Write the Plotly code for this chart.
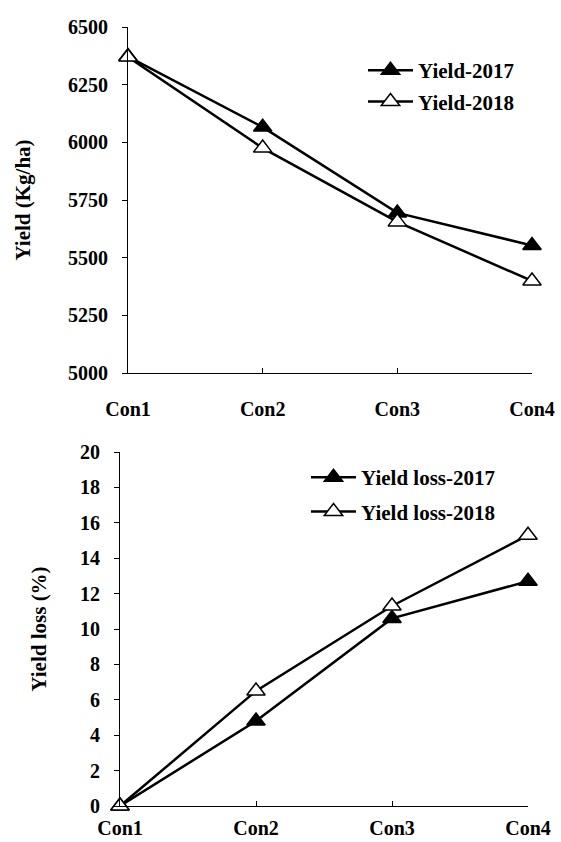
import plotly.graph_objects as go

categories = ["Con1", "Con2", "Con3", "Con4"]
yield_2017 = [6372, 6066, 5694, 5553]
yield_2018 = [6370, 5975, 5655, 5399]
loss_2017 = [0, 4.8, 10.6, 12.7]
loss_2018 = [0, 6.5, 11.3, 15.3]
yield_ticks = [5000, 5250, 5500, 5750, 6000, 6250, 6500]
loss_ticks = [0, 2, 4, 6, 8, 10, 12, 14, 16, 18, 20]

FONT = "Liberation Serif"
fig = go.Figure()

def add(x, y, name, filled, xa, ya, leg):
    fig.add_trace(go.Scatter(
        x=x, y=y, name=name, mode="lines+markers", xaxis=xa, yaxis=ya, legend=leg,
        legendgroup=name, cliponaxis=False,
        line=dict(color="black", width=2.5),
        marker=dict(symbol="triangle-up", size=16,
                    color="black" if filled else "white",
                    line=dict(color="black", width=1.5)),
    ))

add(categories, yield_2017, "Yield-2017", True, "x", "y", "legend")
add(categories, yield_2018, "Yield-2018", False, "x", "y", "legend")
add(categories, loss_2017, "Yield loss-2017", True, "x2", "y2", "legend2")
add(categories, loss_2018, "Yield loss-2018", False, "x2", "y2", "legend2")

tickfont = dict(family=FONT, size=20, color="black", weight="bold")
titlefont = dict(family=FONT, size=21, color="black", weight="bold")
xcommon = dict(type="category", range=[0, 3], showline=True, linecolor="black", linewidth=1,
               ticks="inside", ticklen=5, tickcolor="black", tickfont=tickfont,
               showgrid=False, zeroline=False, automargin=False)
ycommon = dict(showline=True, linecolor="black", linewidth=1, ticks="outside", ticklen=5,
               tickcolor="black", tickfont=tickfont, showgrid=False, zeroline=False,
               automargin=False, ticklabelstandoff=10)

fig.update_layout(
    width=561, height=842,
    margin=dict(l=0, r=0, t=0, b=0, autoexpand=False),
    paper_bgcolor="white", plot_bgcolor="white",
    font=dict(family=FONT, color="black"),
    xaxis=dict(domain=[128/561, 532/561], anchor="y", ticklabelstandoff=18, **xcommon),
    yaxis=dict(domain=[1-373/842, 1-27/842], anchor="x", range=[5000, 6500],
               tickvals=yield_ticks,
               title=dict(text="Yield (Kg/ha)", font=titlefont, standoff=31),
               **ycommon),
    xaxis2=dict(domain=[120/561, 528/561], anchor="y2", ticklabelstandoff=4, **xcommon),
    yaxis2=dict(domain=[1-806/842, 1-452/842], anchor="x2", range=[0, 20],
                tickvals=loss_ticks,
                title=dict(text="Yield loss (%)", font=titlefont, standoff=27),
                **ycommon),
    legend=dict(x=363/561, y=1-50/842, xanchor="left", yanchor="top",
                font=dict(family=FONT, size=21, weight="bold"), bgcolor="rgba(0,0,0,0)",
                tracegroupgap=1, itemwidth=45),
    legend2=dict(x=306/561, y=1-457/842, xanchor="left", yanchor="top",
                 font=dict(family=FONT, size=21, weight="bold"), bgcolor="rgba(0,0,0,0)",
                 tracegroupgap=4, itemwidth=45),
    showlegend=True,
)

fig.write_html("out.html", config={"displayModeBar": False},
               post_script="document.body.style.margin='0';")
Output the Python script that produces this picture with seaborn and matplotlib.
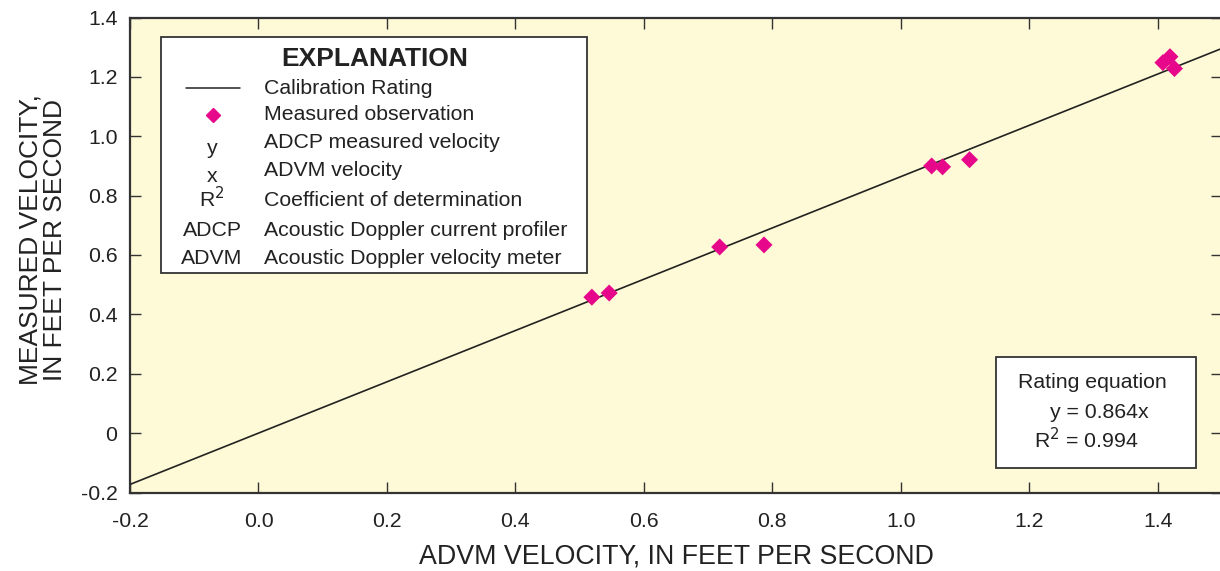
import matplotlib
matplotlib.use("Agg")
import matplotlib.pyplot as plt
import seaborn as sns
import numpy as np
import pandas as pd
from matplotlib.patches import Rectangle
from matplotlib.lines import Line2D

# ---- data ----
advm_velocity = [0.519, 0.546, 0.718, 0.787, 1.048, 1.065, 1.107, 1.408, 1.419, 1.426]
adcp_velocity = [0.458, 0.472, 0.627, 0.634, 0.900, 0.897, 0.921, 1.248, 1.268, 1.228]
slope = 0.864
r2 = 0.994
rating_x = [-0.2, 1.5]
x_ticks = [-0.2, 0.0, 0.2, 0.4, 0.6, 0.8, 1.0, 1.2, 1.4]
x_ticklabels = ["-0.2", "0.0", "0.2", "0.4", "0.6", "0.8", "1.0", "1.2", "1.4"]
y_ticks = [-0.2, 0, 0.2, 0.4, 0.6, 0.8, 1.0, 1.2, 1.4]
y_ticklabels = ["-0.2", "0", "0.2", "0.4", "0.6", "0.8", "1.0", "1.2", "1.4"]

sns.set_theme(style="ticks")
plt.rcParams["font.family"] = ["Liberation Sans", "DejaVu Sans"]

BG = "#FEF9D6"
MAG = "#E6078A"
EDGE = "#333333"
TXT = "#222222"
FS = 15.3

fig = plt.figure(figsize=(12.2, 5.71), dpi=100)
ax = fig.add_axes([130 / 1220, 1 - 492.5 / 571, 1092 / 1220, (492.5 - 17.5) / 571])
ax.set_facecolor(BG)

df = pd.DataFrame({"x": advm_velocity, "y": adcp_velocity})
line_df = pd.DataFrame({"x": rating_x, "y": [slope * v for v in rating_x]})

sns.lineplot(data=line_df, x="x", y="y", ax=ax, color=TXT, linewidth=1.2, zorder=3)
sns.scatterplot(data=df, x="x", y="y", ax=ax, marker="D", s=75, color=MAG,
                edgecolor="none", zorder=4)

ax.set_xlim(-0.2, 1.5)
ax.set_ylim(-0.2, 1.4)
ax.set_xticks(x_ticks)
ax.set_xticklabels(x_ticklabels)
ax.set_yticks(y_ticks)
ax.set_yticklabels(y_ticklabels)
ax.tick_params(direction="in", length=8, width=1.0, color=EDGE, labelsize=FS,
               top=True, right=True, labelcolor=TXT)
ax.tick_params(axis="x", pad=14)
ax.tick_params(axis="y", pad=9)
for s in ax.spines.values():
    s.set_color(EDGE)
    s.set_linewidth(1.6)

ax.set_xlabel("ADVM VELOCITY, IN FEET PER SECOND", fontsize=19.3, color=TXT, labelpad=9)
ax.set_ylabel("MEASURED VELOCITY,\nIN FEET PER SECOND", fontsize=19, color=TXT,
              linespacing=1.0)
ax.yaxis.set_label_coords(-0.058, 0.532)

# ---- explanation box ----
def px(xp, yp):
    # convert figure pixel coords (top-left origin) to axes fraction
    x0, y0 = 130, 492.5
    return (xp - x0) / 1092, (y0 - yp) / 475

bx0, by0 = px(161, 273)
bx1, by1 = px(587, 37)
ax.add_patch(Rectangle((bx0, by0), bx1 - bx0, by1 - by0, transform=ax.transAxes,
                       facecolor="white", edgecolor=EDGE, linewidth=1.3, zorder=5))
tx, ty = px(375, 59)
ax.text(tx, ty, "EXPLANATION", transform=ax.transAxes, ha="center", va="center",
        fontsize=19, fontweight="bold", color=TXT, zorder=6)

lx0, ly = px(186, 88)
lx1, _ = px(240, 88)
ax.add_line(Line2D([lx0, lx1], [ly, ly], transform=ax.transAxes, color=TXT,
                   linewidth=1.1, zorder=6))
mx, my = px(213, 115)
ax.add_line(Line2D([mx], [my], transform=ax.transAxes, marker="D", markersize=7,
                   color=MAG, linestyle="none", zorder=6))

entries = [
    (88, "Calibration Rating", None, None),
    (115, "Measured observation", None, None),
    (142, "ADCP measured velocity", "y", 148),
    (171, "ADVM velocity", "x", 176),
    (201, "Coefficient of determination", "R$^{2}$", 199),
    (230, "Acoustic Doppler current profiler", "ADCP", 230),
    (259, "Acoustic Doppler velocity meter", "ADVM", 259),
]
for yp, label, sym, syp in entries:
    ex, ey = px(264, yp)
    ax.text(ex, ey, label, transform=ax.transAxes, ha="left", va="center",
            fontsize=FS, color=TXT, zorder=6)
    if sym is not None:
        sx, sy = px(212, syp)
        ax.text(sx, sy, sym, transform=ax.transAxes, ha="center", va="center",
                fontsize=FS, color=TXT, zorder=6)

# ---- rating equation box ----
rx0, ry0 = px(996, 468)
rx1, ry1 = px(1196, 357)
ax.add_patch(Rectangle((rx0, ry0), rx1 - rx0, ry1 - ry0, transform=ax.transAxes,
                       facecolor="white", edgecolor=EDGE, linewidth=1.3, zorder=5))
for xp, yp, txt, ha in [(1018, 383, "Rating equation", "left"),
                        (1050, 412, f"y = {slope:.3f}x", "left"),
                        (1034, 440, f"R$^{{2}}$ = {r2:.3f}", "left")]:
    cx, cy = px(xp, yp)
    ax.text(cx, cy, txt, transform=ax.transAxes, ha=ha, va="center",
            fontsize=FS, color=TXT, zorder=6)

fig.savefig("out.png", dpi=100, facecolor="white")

------------

◆ Work required: Scan the records for the string "this". Copy each line in which it appears.

◆ Written solution:
Write the Plotly code for this chart.
Output the Python script that produces this picture with seaborn and matplotlib.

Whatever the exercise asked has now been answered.